REQUIRED WORK:
Omit every picture, and retype the lines that run from the beginning of the data below through the line containing "20.72, 20.73, 20.72];", inclusive.

***

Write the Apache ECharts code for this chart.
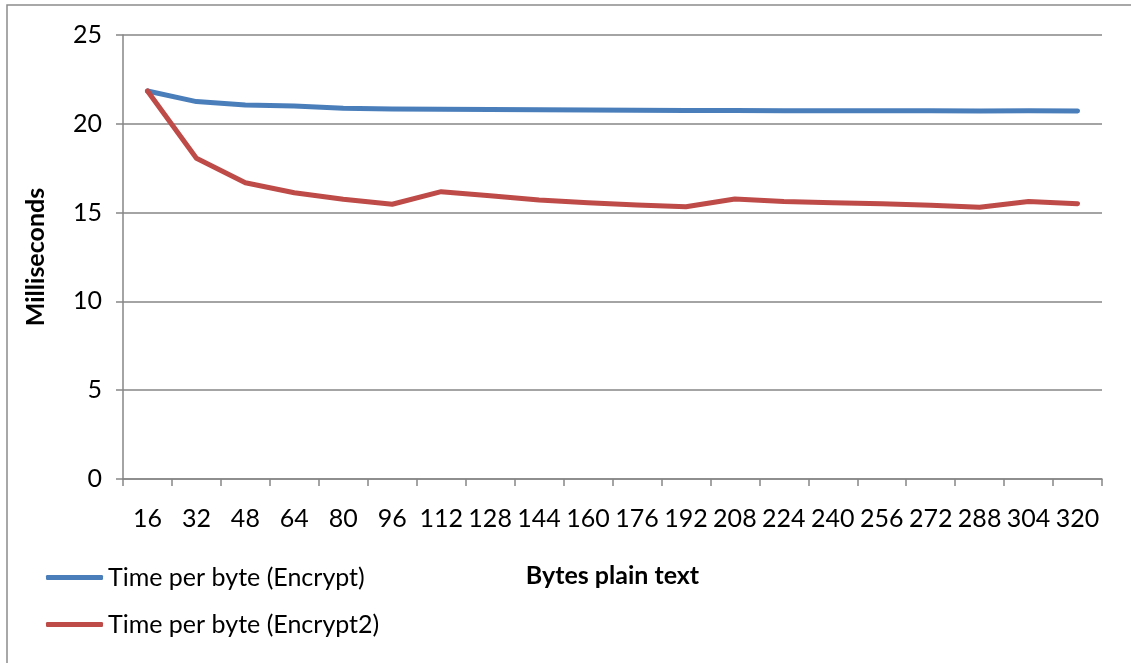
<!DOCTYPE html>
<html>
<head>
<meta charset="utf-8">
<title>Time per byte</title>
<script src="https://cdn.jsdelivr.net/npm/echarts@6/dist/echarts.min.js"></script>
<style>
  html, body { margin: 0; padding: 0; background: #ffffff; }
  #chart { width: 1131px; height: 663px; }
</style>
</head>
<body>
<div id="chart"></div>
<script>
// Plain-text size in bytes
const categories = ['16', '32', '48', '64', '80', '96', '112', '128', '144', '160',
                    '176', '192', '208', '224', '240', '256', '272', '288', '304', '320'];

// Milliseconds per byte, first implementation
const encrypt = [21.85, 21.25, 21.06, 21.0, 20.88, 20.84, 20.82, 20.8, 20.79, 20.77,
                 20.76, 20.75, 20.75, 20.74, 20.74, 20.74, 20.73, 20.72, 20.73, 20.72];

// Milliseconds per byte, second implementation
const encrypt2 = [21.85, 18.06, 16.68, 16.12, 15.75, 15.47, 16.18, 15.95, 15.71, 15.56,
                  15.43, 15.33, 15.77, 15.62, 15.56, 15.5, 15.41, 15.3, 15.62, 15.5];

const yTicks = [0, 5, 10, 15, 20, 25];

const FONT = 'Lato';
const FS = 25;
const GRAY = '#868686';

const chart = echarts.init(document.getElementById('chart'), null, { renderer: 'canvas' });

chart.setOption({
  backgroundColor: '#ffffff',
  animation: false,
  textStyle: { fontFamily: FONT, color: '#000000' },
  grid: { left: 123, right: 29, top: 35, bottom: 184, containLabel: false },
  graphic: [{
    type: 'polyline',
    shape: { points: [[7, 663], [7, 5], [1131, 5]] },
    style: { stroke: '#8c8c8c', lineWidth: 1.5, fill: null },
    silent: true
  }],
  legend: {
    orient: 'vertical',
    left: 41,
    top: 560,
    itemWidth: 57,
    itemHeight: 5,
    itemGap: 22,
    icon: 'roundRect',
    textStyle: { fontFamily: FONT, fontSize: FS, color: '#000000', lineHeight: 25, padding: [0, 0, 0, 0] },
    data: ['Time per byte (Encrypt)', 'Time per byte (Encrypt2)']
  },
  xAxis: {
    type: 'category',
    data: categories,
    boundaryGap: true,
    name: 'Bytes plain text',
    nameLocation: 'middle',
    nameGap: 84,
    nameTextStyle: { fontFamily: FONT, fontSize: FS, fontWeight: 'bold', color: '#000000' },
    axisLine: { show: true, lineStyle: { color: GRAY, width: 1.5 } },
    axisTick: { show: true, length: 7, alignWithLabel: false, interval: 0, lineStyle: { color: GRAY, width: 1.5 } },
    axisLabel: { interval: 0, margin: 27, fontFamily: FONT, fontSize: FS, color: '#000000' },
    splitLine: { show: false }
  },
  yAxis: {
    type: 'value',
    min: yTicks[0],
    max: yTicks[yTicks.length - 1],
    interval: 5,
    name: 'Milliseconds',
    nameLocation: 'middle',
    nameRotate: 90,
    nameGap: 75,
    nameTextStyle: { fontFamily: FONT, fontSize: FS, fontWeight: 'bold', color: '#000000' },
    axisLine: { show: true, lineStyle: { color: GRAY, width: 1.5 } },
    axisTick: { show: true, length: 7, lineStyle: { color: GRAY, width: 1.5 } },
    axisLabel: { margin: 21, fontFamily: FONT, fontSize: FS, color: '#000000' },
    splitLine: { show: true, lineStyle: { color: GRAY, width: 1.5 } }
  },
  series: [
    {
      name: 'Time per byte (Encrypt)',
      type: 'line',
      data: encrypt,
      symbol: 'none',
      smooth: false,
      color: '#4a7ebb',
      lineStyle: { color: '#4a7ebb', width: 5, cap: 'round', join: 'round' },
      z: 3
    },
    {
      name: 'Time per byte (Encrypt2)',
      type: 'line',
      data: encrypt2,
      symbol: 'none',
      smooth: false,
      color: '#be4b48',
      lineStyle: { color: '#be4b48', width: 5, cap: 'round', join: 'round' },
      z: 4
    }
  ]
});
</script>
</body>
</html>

***

TASK SOLUTION:
Write the Apache ECharts code for this chart.
<!DOCTYPE html>
<html>
<head>
<meta charset="utf-8">
<title>Time per byte</title>
<script src="https://cdn.jsdelivr.net/npm/echarts@6/dist/echarts.min.js"></script>
<style>
  html, body { margin: 0; padding: 0; background: #ffffff; }
  #chart { width: 1131px; height: 663px; }
</style>
</head>
<body>
<div id="chart"></div>
<script>
// Plain-text size in bytes
const categories = ['16', '32', '48', '64', '80', '96', '112', '128', '144', '160',
                    '176', '192', '208', '224', '240', '256', '272', '288', '304', '320'];

// Milliseconds per byte, first implementation
const encrypt = [21.85, 21.25, 21.06, 21.0, 20.88, 20.84, 20.82, 20.8, 20.79, 20.77,
                 20.76, 20.75, 20.75, 20.74, 20.74, 20.74, 20.73, 20.72, 20.73, 20.72];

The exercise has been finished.